Exercise directions →
Without any pictures, restate the lines from the one containing "Write the TikZ code for this diagram." to the one containing "(apitext) at ([xshift=5pt,yshift=-244pt]client.north", word for word, ends included.

Source code of charts
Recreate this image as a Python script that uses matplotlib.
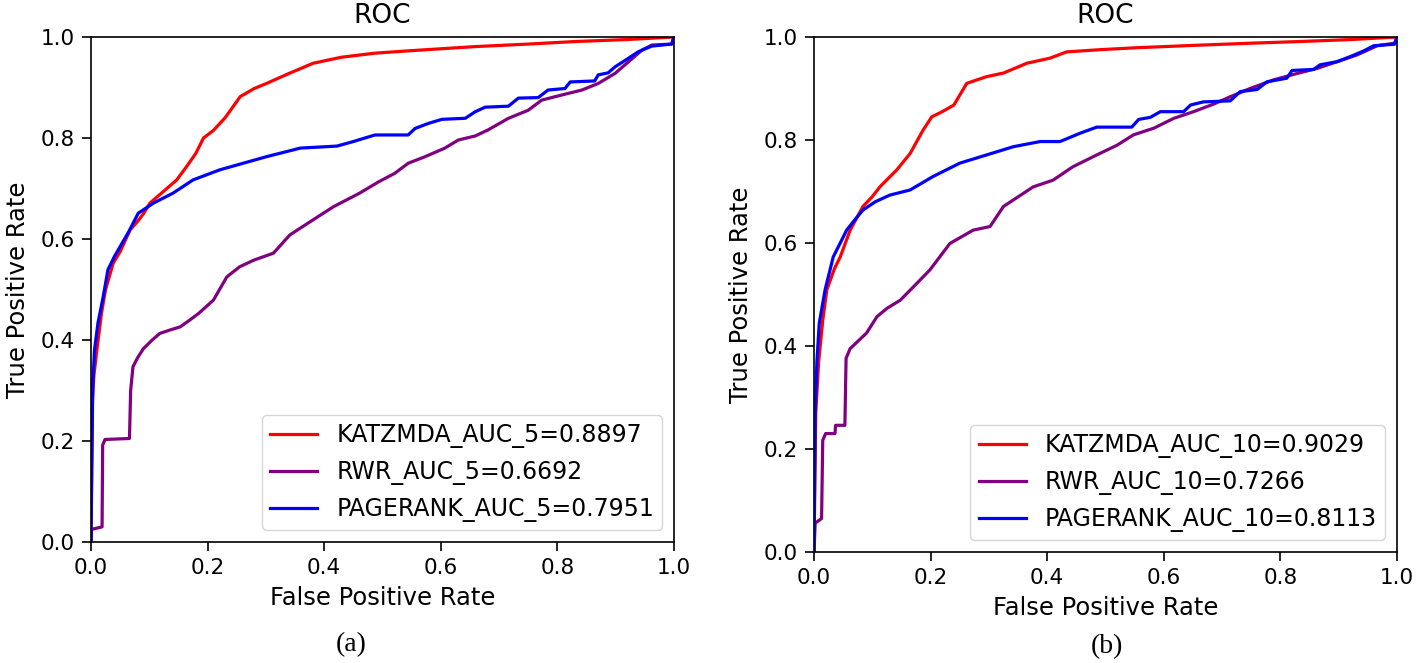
import matplotlib
matplotlib.use("Agg")
import matplotlib.pyplot as plt

# ---- panel (a): 5-fold ----
katz_a_fpr = [0, 0.002, 0.005, 0.01, 0.018, 0.025, 0.038, 0.05, 0.067, 0.08, 0.09, 0.101, 0.12, 0.147,
              0.165, 0.18, 0.193, 0.21, 0.23, 0.256, 0.28, 0.301, 0.34, 0.381, 0.43, 0.487, 0.55, 0.659,
              0.75, 0.83, 0.92, 1.0]
katz_a_tpr = [0, 0.27, 0.33, 0.38, 0.453, 0.50, 0.552, 0.575, 0.618, 0.635, 0.65, 0.671, 0.69, 0.717,
              0.745, 0.77, 0.80, 0.815, 0.84, 0.882, 0.898, 0.908, 0.928, 0.948, 0.96, 0.968, 0.973, 0.981,
              0.986, 0.991, 0.995, 1.0]

rwr_a_fpr = [0, 0.001, 0.019, 0.020, 0.024, 0.066, 0.068, 0.072, 0.08, 0.09, 0.105, 0.118, 0.136, 0.153,
             0.17, 0.185, 0.21, 0.233, 0.255, 0.279, 0.313, 0.341, 0.381, 0.416, 0.461, 0.493, 0.521, 0.544,
             0.573, 0.607, 0.63, 0.659, 0.681, 0.716, 0.75, 0.773, 0.807, 0.842, 0.87, 0.899, 0.922, 0.945,
             0.962, 0.996, 1.0]
rwr_a_tpr = [0, 0.025, 0.030, 0.192, 0.203, 0.205, 0.30, 0.347, 0.365, 0.383, 0.40, 0.413, 0.42, 0.426,
             0.44, 0.453, 0.479, 0.525, 0.545, 0.558, 0.572, 0.608, 0.638, 0.664, 0.691, 0.713, 0.73, 0.75,
             0.763, 0.78, 0.796, 0.804, 0.816, 0.839, 0.855, 0.875, 0.885, 0.895, 0.908, 0.928, 0.951, 0.974,
             0.984, 0.986, 1.0]

pr_a_fpr = [0, 0.003, 0.006, 0.012, 0.021, 0.029, 0.04, 0.05, 0.065, 0.081, 0.107, 0.141, 0.175, 0.221,
            0.261, 0.301, 0.359, 0.422, 0.45, 0.487, 0.544, 0.556, 0.579, 0.602, 0.642, 0.659, 0.676, 0.716,
            0.733, 0.767, 0.784, 0.813, 0.822, 0.864, 0.87, 0.887, 0.899, 0.922, 0.939, 0.962, 0.996, 1.0]
pr_a_tpr = [0, 0.31, 0.38, 0.434, 0.486, 0.539, 0.565, 0.585, 0.615, 0.651, 0.671, 0.691, 0.717, 0.737,
            0.75, 0.763, 0.78, 0.784, 0.793, 0.806, 0.806, 0.819, 0.829, 0.837, 0.839, 0.852, 0.861, 0.863,
            0.879, 0.88, 0.895, 0.898, 0.911, 0.913, 0.925, 0.929, 0.941, 0.958, 0.971, 0.982, 0.986, 1.0]

# ---- panel (b): 10-fold ----
katz_b_fpr = [0, 0.003, 0.008, 0.015, 0.022, 0.035, 0.045, 0.062, 0.084, 0.1, 0.113, 0.142, 0.165, 0.187,
              0.202, 0.22, 0.24, 0.262, 0.296, 0.325, 0.365, 0.405, 0.433, 0.485, 0.55, 0.657, 0.75, 0.828,
              0.92, 1.0]
katz_b_tpr = [0, 0.27, 0.37, 0.45, 0.509, 0.55, 0.573, 0.625, 0.671, 0.69, 0.709, 0.742, 0.774, 0.819,
              0.845, 0.855, 0.868, 0.91, 0.923, 0.93, 0.949, 0.959, 0.971, 0.975, 0.979, 0.984, 0.988, 0.991,
              0.995, 1.0]

rwr_b_fpr = [0, 0.002, 0.013, 0.015, 0.02, 0.036, 0.037, 0.053, 0.055, 0.062, 0.09, 0.108, 0.125, 0.148,
             0.175, 0.199, 0.233, 0.273, 0.302, 0.325, 0.376, 0.41, 0.444, 0.485, 0.52, 0.548, 0.583, 0.617,
             0.651, 0.686, 0.714, 0.748, 0.789, 0.828, 0.863, 0.897, 0.931, 0.966, 0.996, 1.0]
rwr_b_tpr = [0, 0.056, 0.065, 0.217, 0.23, 0.23, 0.246, 0.246, 0.376, 0.395, 0.425, 0.457, 0.473, 0.489,
             0.52, 0.548, 0.599, 0.625, 0.632, 0.671, 0.709, 0.722, 0.748, 0.771, 0.79, 0.81, 0.823, 0.842,
             0.855, 0.87, 0.884, 0.9, 0.917, 0.929, 0.939, 0.952, 0.965, 0.983, 0.988, 1.0]

pr_b_fpr = [0, 0.002, 0.005, 0.009, 0.019, 0.033, 0.045, 0.056, 0.07, 0.084, 0.105, 0.13, 0.165, 0.204,
            0.25, 0.296, 0.342, 0.388, 0.422, 0.456, 0.485, 0.545, 0.557, 0.577, 0.594, 0.634, 0.646, 0.668,
            0.714, 0.731, 0.76, 0.777, 0.811, 0.82, 0.857, 0.868, 0.897, 0.92, 0.943, 0.96, 0.996, 1.0]
pr_b_tpr = [0, 0.27, 0.37, 0.444, 0.509, 0.573, 0.60, 0.625, 0.645, 0.664, 0.68, 0.693, 0.703, 0.729,
            0.755, 0.771, 0.787, 0.797, 0.797, 0.813, 0.825, 0.825, 0.84, 0.844, 0.855, 0.855, 0.868, 0.874,
            0.876, 0.894, 0.898, 0.913, 0.92, 0.935, 0.937, 0.946, 0.952, 0.962, 0.973, 0.983, 0.986, 1.0]

labels_a = ['KATZMDA_AUC_5=0.8897', 'RWR_AUC_5=0.6692', 'PAGERANK_AUC_5=0.7951']
labels_b = ['KATZMDA_AUC_10=0.9029', 'RWR_AUC_10=0.7266', 'PAGERANK_AUC_10=0.8113']
colors = ['red', 'purple', 'blue']

W, H = 1418, 663
fig = plt.figure(figsize=(W / 100, H / 100), dpi=100)
ax1 = fig.add_axes([91 / W, (H - 542) / H, 583 / W, 505 / H])
ax2 = fig.add_axes([814 / W, (H - 552) / H, 583 / W, 515 / H])

panels = [
    (ax1, [(katz_a_fpr, katz_a_tpr), (rwr_a_fpr, rwr_a_tpr), (pr_a_fpr, pr_a_tpr)], labels_a),
    (ax2, [(katz_b_fpr, katz_b_tpr), (rwr_b_fpr, rwr_b_tpr), (pr_b_fpr, pr_b_tpr)], labels_b),
]

for ax, curves, labels in panels:
    for (fpr, tpr), lab, c in zip(curves, labels, colors):
        ax.plot(fpr, tpr, color=c, lw=2.3, label=lab)
    ax.set_xlim(0, 1)
    ax.set_ylim(0, 1)
    ax.set_title('ROC', fontsize=19, pad=10)
    ax.set_xlabel('False Positive Rate', fontsize=17.5, labelpad=6)
    ax.set_ylabel('True Positive Rate', fontsize=17.5, labelpad=8)
    ax.tick_params(labelsize=15.5, length=6.5, width=1.2, pad=5)
    for s in ax.spines.values():
        s.set_linewidth(1.2)
    ax.legend(loc='lower right', fontsize=17, handlelength=2.0, borderpad=0.35)

fig.text(351 / W, 1 - 645 / H, '(a)', ha='center', va='center', family='Liberation Serif', fontsize=20)
fig.text(1107 / W, 1 - 647 / H, '(b)', ha='center', va='center', family='Liberation Serif', fontsize=20)

fig.savefig('out.png', dpi=100)
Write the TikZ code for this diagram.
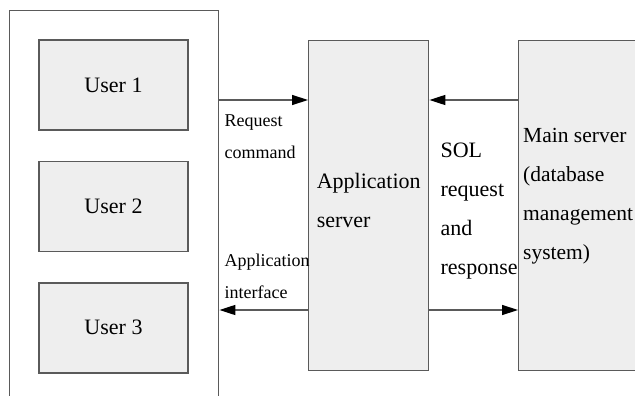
\documentclass[tikz,border=0pt]{standalone}
\usepackage{fontspec}
\setmainfont{Liberation Serif}
\usetikzlibrary{arrows.meta,positioning}
\definecolor{boxgray}{HTML}{EEEEEE}
\definecolor{linegray}{HTML}{5A5A5A}

\begin{document}
\begin{tikzpicture}[x=1pt,y=-1pt,
  box/.style={draw=linegray,line width=1.4pt,fill=boxgray,inner sep=0pt},
  big/.style={font=\fontsize{22}{39}\selectfont},
  small/.style={font=\fontsize{18}{32}\selectfont},
  txt/.style={align=left,inner sep=0pt,anchor=north west},
  arr/.style={draw=linegray,line width=1.4pt,-{Triangle[length=16pt,width=10pt,color=black]}}]

          \useasboundingbox (0,0) rectangle (635,396);
          \clip (0,0) rectangle (635,396);

          \node[draw=linegray,line width=1.4pt,minimum width=209pt,minimum height=430pt,anchor=north west] (client) at (9,10) {};
          \node[box,big,minimum width=149pt,minimum height=90pt] (u1) at (113.5,85) {User 1};
          \node[box,big,minimum width=149pt,minimum height=90pt] (u2) [below=30pt of u1] {User 2};
          \node[box,big,minimum width=149pt,minimum height=90pt] (u3) [below=30pt of u2] {User 3};

          \node[box,big,align=left,text depth=10pt,minimum width=120pt,minimum height=330pt,anchor=north west] (app) at (308,40) {Application\\server};
          \node[box,minimum width=160pt,minimum height=330pt,anchor=north west] (main) at (518,40) {};

          \node[txt,big,font=\fontsize{21.5}{39}\selectfont] (maintext) at ([xshift=5pt,yshift=-88pt]main.north west) {Main server\\(database\\management\\system)};
          \node[txt,big] (sqltext) at ([xshift=11pt,yshift=-103pt]app.north east) {SOL\\request\\and\\response};
          \node[txt,small] (reqtext) at ([xshift=5pt,yshift=-105pt]client.north east) {Request\\command};
          \node[txt,small] (apitext) at ([xshift=5pt,yshift=-244pt]client.north east) {Application\\interface};

          \coordinate (hi) at (0,100);
          \coordinate (lo) at (0,310);
          \draw[arr] (client.east |- hi) -- (app.west |- hi);
          \draw[arr] (main.west |- hi) -- (app.east |- hi);
          \draw[arr] (app.west |- lo) -- (client.east |- lo);
          \draw[arr] (app.east |- lo) -- (main.west |- lo);
\end{tikzpicture}
\end{document}
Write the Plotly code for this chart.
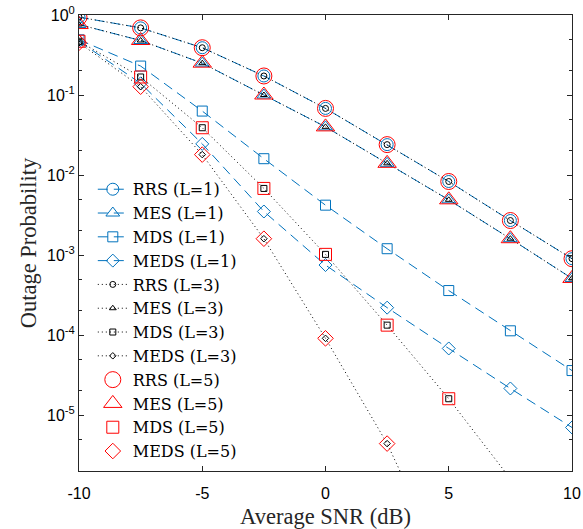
import plotly.graph_objects as go
import numpy as np

snr = [-10, -7.5, -5, -2.5, 0, 2.5, 5, 7.5, 10]

# L = 1
rrs_l1 = [0.94, 0.69, 0.39, 0.173, 0.068, 0.024, 0.0083, 0.0027, 0.0009]
mes_l1 = [0.76, 0.48, 0.25, 0.10, 0.040, 0.014, 0.0049, 0.0016, 0.00051]
mds_l1 = [0.49, 0.23, 0.063, 0.016, 0.0042, 0.0012, 0.00036, 0.000113, 3.6e-5]
meds_l1 = [0.47, 0.14, 0.0245, 0.0035, 7.5e-4, 2.2e-4, 6.8e-5, 2.15e-5, 7.0e-6]

# L = 3
rrs_l3 = [0.94, 0.69, 0.39, 0.173, 0.068, 0.024, 0.0083, 0.0027, 0.0009]
mes_l3 = [0.76, 0.48, 0.25, 0.10, 0.040, 0.014, 0.0049, 0.0016, 0.00051]
mds_l3 = [0.47, 0.168, 0.039, 0.0068, 0.00102, 1.33e-4, 1.6e-5, 1.6e-6, 1.2e-7]
meds_l3 = [0.45, 0.127, 0.018, 0.0016, 9.1e-5, 4.4e-6, 1.0e-7, 1.0e-9, 1.0e-11]

# L = 5
rrs_l5 = [0.94, 0.69, 0.39, 0.173, 0.068, 0.024, 0.0083, 0.0027, 0.0009]
mes_l5 = [0.76, 0.48, 0.25, 0.10, 0.040, 0.014, 0.0049, 0.0016, 0.00051]
mds_l5 = [0.47, 0.168, 0.039, 0.0068, 0.00102, 1.33e-4, 1.6e-5, 1.6e-6, 1.2e-7]
meds_l5 = [0.45, 0.127, 0.018, 0.0016, 9.1e-5, 4.4e-6, 1.0e-7, 1.0e-9, 1.0e-11]

x_ticks = [-10, -5, 0, 5, 10]
x_ticktext = ["-10", "-5", "0", "5", "10"]
y_tickvals = [1e-5, 1e-4, 1e-3, 1e-2, 1e-1, 1]
y_ticktext = ["10<sup>-5</sup>", "10<sup>-4</sup>", "10<sup>-3</sup>",
              "10<sup>-2</sup>", "10<sup>-1</sup>", "10<sup>0</sup>"]

BLUE = "#0072BD"
RED = "#FF0000"
BLACK = "#000000"

fig = go.Figure()

l1 = [("RRS (L=1)", rrs_l1, "circle-open", 12),
      ("MES (L=1)", mes_l1, "triangle-up-open", 12),
      ("MDS (L=1)", mds_l1, "square-open", 10),
      ("MEDS (L=1)", meds_l1, "diamond-open", 10)]
for name, y, sym, sz in l1:
    fig.add_trace(go.Scatter(
        x=snr, y=y, name=name, mode="lines+markers",
        line=dict(color=BLUE, width=1, dash="10px,6px"),
        marker=dict(symbol=sym, size=sz, color=BLUE, line=dict(width=1, color=BLUE)),
    ))

l3 = [("RRS (L=3)", rrs_l3, "circle-open", 6),
      ("MES (L=3)", mes_l3, "triangle-up-open", 6),
      ("MDS (L=3)", mds_l3, "square-open", 6),
      ("MEDS (L=3)", meds_l3, "diamond-open", 5)]
for name, y, sym, sz in l3:
    fig.add_trace(go.Scatter(
        x=snr, y=y, name=name, mode="lines+markers",
        line=dict(color=BLACK, width=1, dash="1px,3px"),
        marker=dict(symbol=sym, size=sz, color=BLACK, line=dict(width=1, color=BLACK)),
    ))

l5 = [("RRS (L=5)", rrs_l5, "circle-open", 16),
      ("MES (L=5)", mes_l5, "triangle-up-open", 16),
      ("MDS (L=5)", mds_l5, "square-open", 12),
      ("MEDS (L=5)", meds_l5, "diamond-open", 12)]
for name, y, sym, sz in l5:
    fig.add_trace(go.Scatter(
        x=snr, y=y, name=name, mode="markers",
        marker=dict(symbol=sym, size=sz, color=RED, line=dict(width=1, color=RED)),
    ))

axis_color = "#262626"
fig.update_layout(
    width=583, height=529,
    margin=dict(l=79, r=11, t=15, b=58, autoexpand=False),
    paper_bgcolor="white", plot_bgcolor="white",
    showlegend=True,
    legend=dict(
        x=0.028, y=0.655, xanchor="left", yanchor="top",
        bgcolor="rgba(0,0,0,0)", borderwidth=0,
        font=dict(family="DejaVu Serif", size=16, color="#000000"),
        tracegroupgap=0, itemsizing="trace",
    ),
    xaxis=dict(
        range=[-10, 10], tickvals=x_ticks, ticktext=x_ticktext,
        ticks="inside", ticklen=5, tickcolor=axis_color,
        ticklabelstandoff=8, automargin=False,
        showline=True, linecolor=axis_color, linewidth=1, mirror="ticks",
        showgrid=False, zeroline=False,
        tickfont=dict(family="Liberation Sans", size=16, color="#000000"),
        title=dict(text="Average SNR (dB)", standoff=8,
                   font=dict(family="Liberation Serif", size=22.5, color="#262626")),
    ),
    yaxis=dict(
        type="log", range=[np.log10(2e-6), 0],
        tickvals=y_tickvals, ticktext=y_ticktext,
        ticks="inside", ticklen=5, tickcolor=axis_color, automargin=False,
        minor=dict(ticks="inside", ticklen=3, tickcolor=axis_color, showgrid=False),
        showline=True, linecolor=axis_color, linewidth=1, mirror="ticks",
        showgrid=False, zeroline=False,
        tickfont=dict(family="Liberation Sans", size=16, color="#000000"),
        title=dict(text="Outage Probability", standoff=4,
                   font=dict(family="Liberation Serif", size=22.5, color="#262626")),
    ),
)

fig.write_html("out.html")
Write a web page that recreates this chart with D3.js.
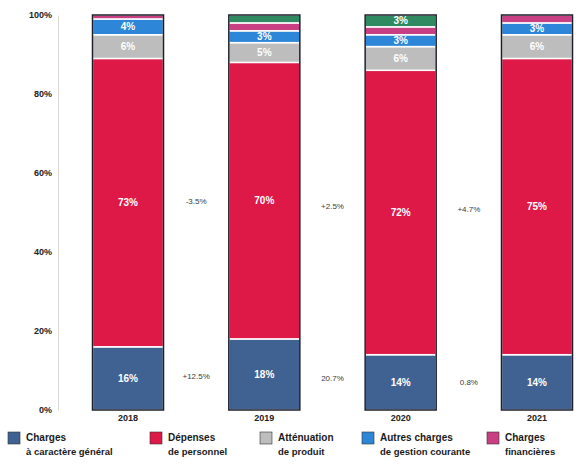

Full answer →
Write the TikZ code for this diagram.
\documentclass[tikz,border=0pt]{standalone}
\usepackage{fontspec}
\setmainfont{Liberation Serif}
\usetikzlibrary{arrows.meta,positioning}
\definecolor{boxgray}{HTML}{EEEEEE}
\definecolor{linegray}{HTML}{5A5A5A}

\begin{document}
\begin{tikzpicture}[x=1pt,y=-1pt,
  box/.style={draw=linegray,line width=1.4pt,fill=boxgray,inner sep=0pt},
  big/.style={font=\fontsize{22}{39}\selectfont},
  small/.style={font=\fontsize{18}{32}\selectfont},
  txt/.style={align=left,inner sep=0pt,anchor=north west},
  arr/.style={draw=linegray,line width=1.4pt,-{Triangle[length=16pt,width=10pt,color=black]}}]

          \useasboundingbox (0,0) rectangle (635,396);
          \clip (0,0) rectangle (635,396);

          \node[draw=linegray,line width=1.4pt,minimum width=209pt,minimum height=430pt,anchor=north west] (client) at (9,10) {};
          \node[box,big,minimum width=149pt,minimum height=90pt] (u1) at (113.5,85) {User 1};
          \node[box,big,minimum width=149pt,minimum height=90pt] (u2) [below=30pt of u1] {User 2};
          \node[box,big,minimum width=149pt,minimum height=90pt] (u3) [below=30pt of u2] {User 3};

          \node[box,big,align=left,text depth=10pt,minimum width=120pt,minimum height=330pt,anchor=north west] (app) at (308,40) {Application\\server};
          \node[box,minimum width=160pt,minimum height=330pt,anchor=north west] (main) at (518,40) {};

          \node[txt,big,font=\fontsize{21.5}{39}\selectfont] (maintext) at ([xshift=5pt,yshift=-88pt]main.north west) {Main server\\(database\\management\\system)};
          \node[txt,big] (sqltext) at ([xshift=11pt,yshift=-103pt]app.north east) {SOL\\request\\and\\response};
          \node[txt,small] (reqtext) at ([xshift=5pt,yshift=-105pt]client.north east) {Request\\command};
          \node[txt,small] (apitext) at ([xshift=5pt,yshift=-244pt]client.north east) {Application\\interface};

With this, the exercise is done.